Hardcover, 336 pages,  January 23, 2024


A Woman I Know: Female Spies, Double Identities, and a New Story of the Kennedy Assassination by Mary Haverstick (Author)
Independent filmmaker Mary Haverstick thought she’d stumbled onto the project of a lifetime—a biopic of aviation pioneer Jerrie Cobb, the key figure in a group of extraordinary women who in 1960 passed the same tests as the legendary male astronauts of the Mercury 7 but never went to space. Just as casting was set to begin, Haverstick received a mysterious warning from a government agent; soon she began to suspect that there was more to Jerrie’s story than what met the eye. As she dug deeper, she discovered that Jerrie’s life shadowed that of a mysterious CIA agent named June Cobb, whose espionage career traced an arc of intrigue from the jungles of South America to Fidel Castro’s Cuba, to the communist literary circles in Mexico City—and ultimately into the dark heart of the Kennedy assassination in Dallas.

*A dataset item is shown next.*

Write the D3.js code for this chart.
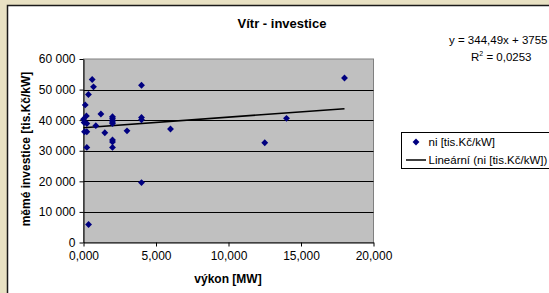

Haverstick’s attempt to learn the truth directly from Jerrie would plunge her into a cat-and-mouse game that stretched across a decade, deep into a thicket of coded CIA files. As she uncovered a remarkable set of mostly unknown women whose high-stakes intelligence work left its only traces in redacted files, she also found shocking new clues about what really happened at Dealey Plaza in 1963. Offering fresh insight into the Kennedy assassination and a vivid picture of women in mid-century intelligence, A Woman I Know brings to life the astonishing duplicities of the Cold War intelligence game —a world where code names and hidden identities were the lifeblood of spies bent on seeking advantage by any means necessary.